4. Three resistors, one from the input voltage, one to ground, and one to the supply can be adjusted such that the input voltage range maps reasonably well to the 0-5V A/D range without any active parts. You can then use the opamp as a voltage buffer because the output of the resistor divider may not have low enough impedance.

5. Instead of changing gains, I would just have a few different gain setups driving different A/D pins. As long as the voltages are properly clipped, they won't hurt being out of range. The full 220V signal may be out of range for the high sensitivity A/D input, so you ignore that and only use the low sensitivity reading.
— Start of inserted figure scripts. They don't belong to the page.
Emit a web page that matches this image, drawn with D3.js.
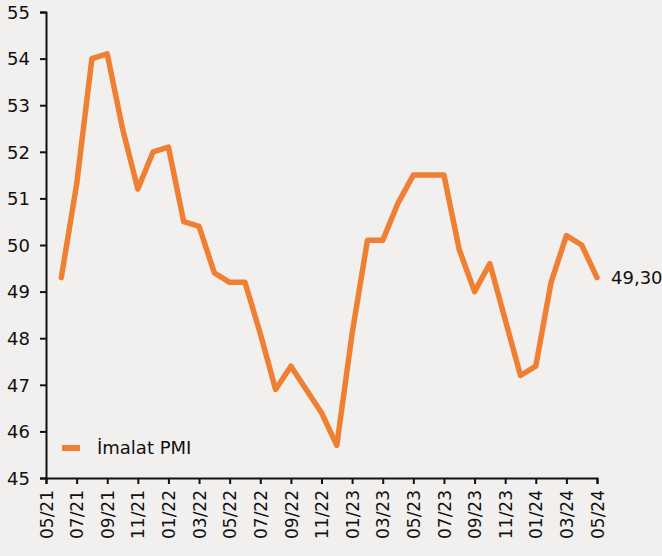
<!DOCTYPE html>
<html>
<head>
<meta charset="utf-8">
<script src="https://cdn.jsdelivr.net/npm/d3@7"></script>
<style>
  body { margin: 0; background: #f2f0ef; }
  text { font-family: "DejaVu Sans", sans-serif; fill: #111; }
</style>
</head>
<body>
<div id="chart"></div>
<script>
const orange = "#ef7f32";

// month labels on the axis, 05/21 .. 05/24
const months = ["05/21","06/21","07/21","08/21","09/21","10/21","11/21","12/21",
  "01/22","02/22","03/22","04/22","05/22","06/22","07/22","08/22","09/22","10/22","11/22","12/22",
  "01/23","02/23","03/23","04/23","05/23","06/23","07/23","08/23","09/23","10/23","11/23","12/23",
  "01/24","02/24","03/24","04/24","05/24"];

// values are plotted from the second month on
const pmi = [49.3, 51.3, 54.0, 54.1, 52.5, 51.2, 52.0, 52.1,
  50.5, 50.4, 49.4, 49.2, 49.2, 48.1, 46.9, 47.4, 46.9, 46.4, 45.7, 48.1,
  50.1, 50.1, 50.9, 51.5, 51.5, 51.5, 49.9, 49.0, 49.6, 48.4, 47.2, 47.4,
  49.2, 50.2, 50.0, 49.3];

const yTicks = [45, 46, 47, 48, 49, 50, 51, 52, 53, 54, 55];
const seriesName = "İmalat PMI";
const lastLabel = "49,30";

const width = 662, height = 556;
const svg = d3.select("#chart").append("svg")
    .attr("width", width)
    .attr("height", height)
    .style("background-color", "#f2f0ef");

const x = d3.scalePoint().domain(months).range([46, 597]);
const y = d3.scaleLinear().domain([45, 55]).range([478, 12]);

const points = pmi.map((v, i) => ({ m: months[i + 1], v: v }));

// y axis
const yAxis = svg.append("g")
    .attr("transform", "translate(46,0)")
    .call(d3.axisLeft(y).tickValues(yTicks).tickSize(6).tickPadding(10));
yAxis.selectAll("text").style("font-size", "18px").attr("dy", "0.35em");

// x axis
const xAxis = svg.append("g")
    .attr("transform", "translate(0,478)")
    .call(d3.axisBottom(x).tickValues(months.filter((d, i) => i % 2 === 0)).tickSize(6));
xAxis.selectAll("text")
    .style("font-size", "17px")
    .attr("text-anchor", "end")
    .attr("transform", "rotate(-90)")
    .attr("x", -12)
    .attr("y", 0)
    .attr("dy", "0.36em");

svg.selectAll(".domain, .tick line").attr("stroke", "#111").attr("stroke-width", 2);

// line
const line = d3.line().x(d => x(d.m)).y(d => y(d.v));
svg.append("path")
    .datum(points)
    .attr("fill", "none")
    .attr("stroke", orange)
    .attr("stroke-width", 5.5)
    .attr("stroke-linejoin", "round")
    .attr("stroke-linecap", "round")
    .attr("d", line);

// end value label
const last = points[points.length - 1];
svg.append("text")
    .attr("x", x(last.m) + 14)
    .attr("y", y(last.v))
    .attr("dy", "0.35em")
    .style("font-size", "18px")
    .text(lastLabel);

// legend
svg.append("line")
    .attr("x1", 62).attr("x2", 80)
    .attr("y1", 448).attr("y2", 448)
    .attr("stroke", orange)
    .attr("stroke-width", 6);
svg.append("text")
    .attr("x", 97)
    .attr("y", 448)
    .attr("dy", "0.35em")
    .style("font-size", "18px")
    .text(seriesName);
</script>
</body>
</html>
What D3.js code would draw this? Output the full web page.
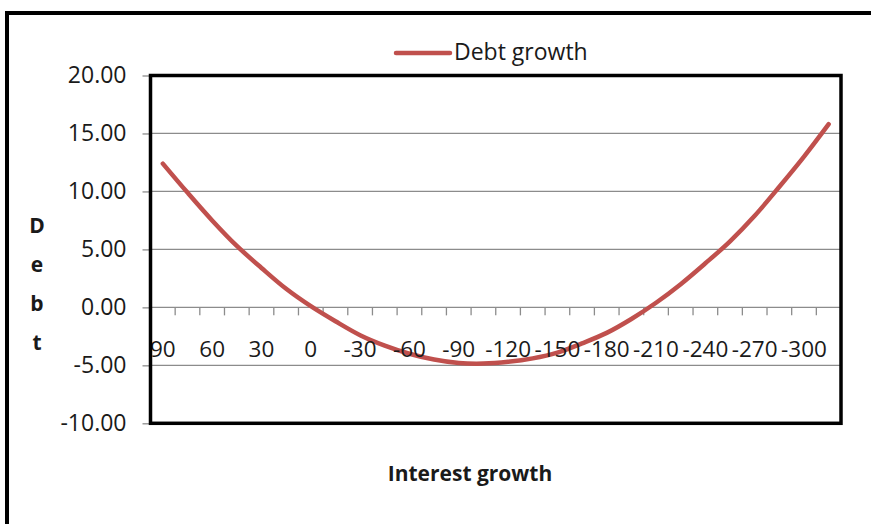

When the signal level is low, the high sensitivity input won't be clipped, so you can use that. Nothing needs to change except in the firmware, which decides which input to use for the particular magnitude of input signal.
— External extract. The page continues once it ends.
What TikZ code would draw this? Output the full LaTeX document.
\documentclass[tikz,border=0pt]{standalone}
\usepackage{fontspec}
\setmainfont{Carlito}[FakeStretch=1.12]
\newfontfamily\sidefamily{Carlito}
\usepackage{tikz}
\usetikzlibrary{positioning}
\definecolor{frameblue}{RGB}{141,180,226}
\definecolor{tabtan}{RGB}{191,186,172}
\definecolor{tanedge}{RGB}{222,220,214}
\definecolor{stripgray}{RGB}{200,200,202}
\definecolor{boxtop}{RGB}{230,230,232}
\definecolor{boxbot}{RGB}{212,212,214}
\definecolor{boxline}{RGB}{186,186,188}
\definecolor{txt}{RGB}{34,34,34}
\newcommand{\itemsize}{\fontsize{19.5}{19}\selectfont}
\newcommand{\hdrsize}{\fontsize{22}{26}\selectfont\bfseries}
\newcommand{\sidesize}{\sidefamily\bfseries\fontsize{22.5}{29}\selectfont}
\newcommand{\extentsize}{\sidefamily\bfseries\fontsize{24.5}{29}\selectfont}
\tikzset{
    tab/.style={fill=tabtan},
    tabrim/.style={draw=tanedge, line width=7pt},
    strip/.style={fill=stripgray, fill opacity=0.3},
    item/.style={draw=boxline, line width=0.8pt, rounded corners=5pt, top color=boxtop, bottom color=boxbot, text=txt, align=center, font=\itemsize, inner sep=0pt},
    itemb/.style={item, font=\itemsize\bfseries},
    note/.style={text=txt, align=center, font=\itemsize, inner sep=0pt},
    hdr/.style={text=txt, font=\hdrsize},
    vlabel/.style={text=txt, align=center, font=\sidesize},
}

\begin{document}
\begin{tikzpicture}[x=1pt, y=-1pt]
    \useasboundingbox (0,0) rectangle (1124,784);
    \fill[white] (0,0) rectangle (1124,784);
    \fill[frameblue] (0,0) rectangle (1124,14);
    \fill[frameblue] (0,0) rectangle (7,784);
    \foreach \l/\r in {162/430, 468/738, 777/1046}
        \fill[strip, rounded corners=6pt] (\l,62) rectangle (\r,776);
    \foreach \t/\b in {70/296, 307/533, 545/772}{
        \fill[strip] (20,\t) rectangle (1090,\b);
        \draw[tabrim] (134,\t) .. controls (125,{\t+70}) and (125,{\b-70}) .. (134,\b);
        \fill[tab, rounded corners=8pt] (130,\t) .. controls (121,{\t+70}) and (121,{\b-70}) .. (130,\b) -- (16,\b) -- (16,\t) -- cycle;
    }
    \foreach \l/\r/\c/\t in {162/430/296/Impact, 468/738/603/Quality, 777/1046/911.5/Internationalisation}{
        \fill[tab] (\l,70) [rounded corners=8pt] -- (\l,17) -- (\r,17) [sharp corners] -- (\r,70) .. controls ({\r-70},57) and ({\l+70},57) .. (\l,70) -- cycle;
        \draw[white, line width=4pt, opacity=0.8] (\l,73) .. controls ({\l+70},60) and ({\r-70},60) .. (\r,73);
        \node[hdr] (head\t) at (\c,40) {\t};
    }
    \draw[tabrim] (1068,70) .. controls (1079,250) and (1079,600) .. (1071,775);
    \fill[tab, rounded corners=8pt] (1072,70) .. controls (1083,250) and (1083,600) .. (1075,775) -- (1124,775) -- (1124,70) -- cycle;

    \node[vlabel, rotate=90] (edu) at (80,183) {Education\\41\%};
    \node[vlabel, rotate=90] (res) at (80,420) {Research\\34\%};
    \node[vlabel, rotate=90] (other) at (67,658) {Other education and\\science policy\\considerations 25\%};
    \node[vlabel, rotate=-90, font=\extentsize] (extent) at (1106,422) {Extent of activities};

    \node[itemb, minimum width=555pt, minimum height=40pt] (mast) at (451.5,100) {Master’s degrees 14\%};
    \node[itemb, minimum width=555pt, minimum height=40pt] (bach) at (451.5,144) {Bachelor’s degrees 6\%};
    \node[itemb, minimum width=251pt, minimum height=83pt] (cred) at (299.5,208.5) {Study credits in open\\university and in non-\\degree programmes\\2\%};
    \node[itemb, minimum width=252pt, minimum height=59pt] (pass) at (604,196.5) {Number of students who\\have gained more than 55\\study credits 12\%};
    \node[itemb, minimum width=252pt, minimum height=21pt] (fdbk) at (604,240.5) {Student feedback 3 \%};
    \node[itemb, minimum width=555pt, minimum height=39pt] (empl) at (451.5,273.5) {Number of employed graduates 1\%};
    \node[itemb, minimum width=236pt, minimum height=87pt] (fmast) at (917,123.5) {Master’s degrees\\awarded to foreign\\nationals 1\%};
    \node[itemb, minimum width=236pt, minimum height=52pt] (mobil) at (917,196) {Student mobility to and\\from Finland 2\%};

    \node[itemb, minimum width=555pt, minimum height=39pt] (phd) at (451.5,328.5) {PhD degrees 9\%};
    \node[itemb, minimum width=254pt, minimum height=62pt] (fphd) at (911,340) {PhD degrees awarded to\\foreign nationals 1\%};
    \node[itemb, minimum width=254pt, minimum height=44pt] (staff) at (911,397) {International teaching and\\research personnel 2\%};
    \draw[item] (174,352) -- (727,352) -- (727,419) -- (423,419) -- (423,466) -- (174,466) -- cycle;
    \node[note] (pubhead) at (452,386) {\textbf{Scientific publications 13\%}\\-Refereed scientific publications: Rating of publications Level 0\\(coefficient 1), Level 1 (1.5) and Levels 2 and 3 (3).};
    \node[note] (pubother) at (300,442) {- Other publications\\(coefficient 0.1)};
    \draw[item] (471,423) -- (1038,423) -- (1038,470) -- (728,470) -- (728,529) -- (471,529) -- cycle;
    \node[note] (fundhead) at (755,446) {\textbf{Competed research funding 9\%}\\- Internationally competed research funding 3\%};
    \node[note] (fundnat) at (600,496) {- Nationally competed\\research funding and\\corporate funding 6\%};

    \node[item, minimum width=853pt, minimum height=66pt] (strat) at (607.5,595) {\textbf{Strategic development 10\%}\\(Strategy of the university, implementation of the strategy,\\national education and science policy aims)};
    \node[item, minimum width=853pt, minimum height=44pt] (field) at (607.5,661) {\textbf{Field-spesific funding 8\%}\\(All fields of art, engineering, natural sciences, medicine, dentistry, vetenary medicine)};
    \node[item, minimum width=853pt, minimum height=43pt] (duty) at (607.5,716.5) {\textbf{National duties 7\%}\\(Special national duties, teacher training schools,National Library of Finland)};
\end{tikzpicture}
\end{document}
6. 500 kHz is a lot for the high value resistors you show. Those should work at 50 Hz, but at 1000 times higher frequency the parasitic capacitance will be significant compared to those resistances.

Added:

If whatever software you are using doesn't allow for component designators, use something that does. At least use that when drawing the schematic for other people to see. Simulators are overrated anyway. They have their uses, but all too often they seem to make the user forget he has a brain of his own. For a trivial circuit like yours, it would take longer to enter it into a simulator than to simply think it out.
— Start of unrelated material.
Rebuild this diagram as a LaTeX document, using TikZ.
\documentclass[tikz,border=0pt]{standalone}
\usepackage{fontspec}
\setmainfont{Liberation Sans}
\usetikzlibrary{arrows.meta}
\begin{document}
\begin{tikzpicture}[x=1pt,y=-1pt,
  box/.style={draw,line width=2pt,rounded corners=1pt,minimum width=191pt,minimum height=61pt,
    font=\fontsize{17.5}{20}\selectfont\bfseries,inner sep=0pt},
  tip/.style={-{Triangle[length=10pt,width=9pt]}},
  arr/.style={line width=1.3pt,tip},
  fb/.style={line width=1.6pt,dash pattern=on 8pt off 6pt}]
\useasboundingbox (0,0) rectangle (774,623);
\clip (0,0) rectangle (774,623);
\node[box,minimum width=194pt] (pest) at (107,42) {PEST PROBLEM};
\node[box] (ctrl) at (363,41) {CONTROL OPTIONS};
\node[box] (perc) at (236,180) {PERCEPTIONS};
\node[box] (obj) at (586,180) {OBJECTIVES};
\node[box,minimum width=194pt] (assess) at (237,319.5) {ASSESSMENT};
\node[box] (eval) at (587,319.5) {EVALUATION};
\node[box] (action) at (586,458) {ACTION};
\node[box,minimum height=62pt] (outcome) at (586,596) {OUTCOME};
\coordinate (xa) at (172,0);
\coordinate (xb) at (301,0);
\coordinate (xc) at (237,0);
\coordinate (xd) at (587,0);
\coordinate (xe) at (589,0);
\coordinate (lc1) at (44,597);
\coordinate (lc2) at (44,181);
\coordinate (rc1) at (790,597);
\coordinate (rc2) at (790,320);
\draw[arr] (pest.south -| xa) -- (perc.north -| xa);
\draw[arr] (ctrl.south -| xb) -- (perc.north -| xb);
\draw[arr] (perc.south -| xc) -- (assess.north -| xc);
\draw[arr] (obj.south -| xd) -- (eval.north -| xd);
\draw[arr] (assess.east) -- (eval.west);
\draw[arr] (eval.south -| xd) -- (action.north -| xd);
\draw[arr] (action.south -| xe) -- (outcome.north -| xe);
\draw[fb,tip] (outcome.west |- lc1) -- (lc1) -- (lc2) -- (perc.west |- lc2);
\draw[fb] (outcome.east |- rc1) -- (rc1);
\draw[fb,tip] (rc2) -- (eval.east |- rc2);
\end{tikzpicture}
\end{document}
You can do a lot with a three-resistor divider as I mentioned above:

This can't always exactly fill the 0-Vdd output range with the input signal. But even when it can't, there is usually a good enough solution. Generally the more you need to attenuate, the easier it is to get the output into the desired range.

To analyze this circuit, note that by themselves R2 and R3 form a voltage divider of Vdd. This can be thought of as a voltage between Vdd and ground with a specific impedance (see Thevanin):

Where R4 = R2 // R3. How you can see we have a simple two-resistor voltage divider. The divider gain is R4/(R1+R4) and the output impedance is R1//R4. From 7th grade math we know that whatever this circuit does to the input voltage can be described by:

Vout = Vin(M) + B

You can find M and B easily enough from the above equation from any two different points. In your case, Vdd = 5V, so you want the output to be symmetric around half that, or 2.5V. So at Vin=0 you want Vout=2.5. Two other obvious known points are the peaks of the input waveform. Let's pick the negative one, so at Vin=-250 Vout=0. Now M and B can be easily solved.

If you want to find a exact solution, you can write the equations for M and B in terms of R1, R4, and V1. As long as V1 is more than 0 and less than Vdd, a exact solution is possible. From the simplified second schematic, it should be obvious that:

M = R4/(R1 + R4)
B = V1 * R1 / (R1 + R4)

Note that this system is underconstrained as there are 3 unknowns and only 2 equations. The extra degree of freedom can be expressed as the final output impedance of Vout, which is R1//R4.

You have enough here to write all the equations and solve them. That's no longer electronics but grade school arithmetic, so that's your job. Instead I'll take a less exact but more intuitive hack at it here.

Let's say you want the output impedance to not exceed 10 kΩ. We know the attenuation will be high, so R1 will be significantly larger than R4. For simplicity, let's simply make R4 = 10 kΩ. That will make the output impedance a little less than 10 kΩ. You have a 500V input range and want a 5V output range, so the divider gain should be 1/100. Again to make things simple, we'll just make R1 = 100*R4 = 1MΩ. That actually results in a gain of 1/101, but a little margin is a good idea and you'd have to get 1% resistors as it is to guarantee the gain isn't more than 1/100. So far we have:

R1 = 1 MΩ
R4 = 10 kΩ

At this high attenuation ratio, B pretty much equals V1, so let's just make V1 = 2.5V. Now we still need to get R2 and R3 from R4. From the values above, each should be 20 kΩ. However, we're making some approximations and it's good to allow for a little slop anyway, so I'd start with the next lower common value of 18 kΩ.

Now you need to plug all that in and compute the output voltage at the peaks of the input voltage, taking into account inaccuracies in the resistors. I'll leave that as a exercise to you, but the values above are either good enough or pretty close for a starting point.

The emitter follower can only source current, it cannot sink it*. The LM6132 has an input bias current of (typically) 110nA at room temperature. That current flows out of the op-amp input.

If you connect it to a 500K load to ground, you'll get around 50mV of output offset. To make this go away you could add an E-B resistor- something like 1K should work very well.

*If you had a -10V supply it would probably appear to work since the transistor E-B junction would break down. This is not a good thing. Even with your +/-5V supplies it would be a good idea to add a reverse-biased diode such as a 1N4148 across the E-B junction (in parallel with the resistor I mentioned above).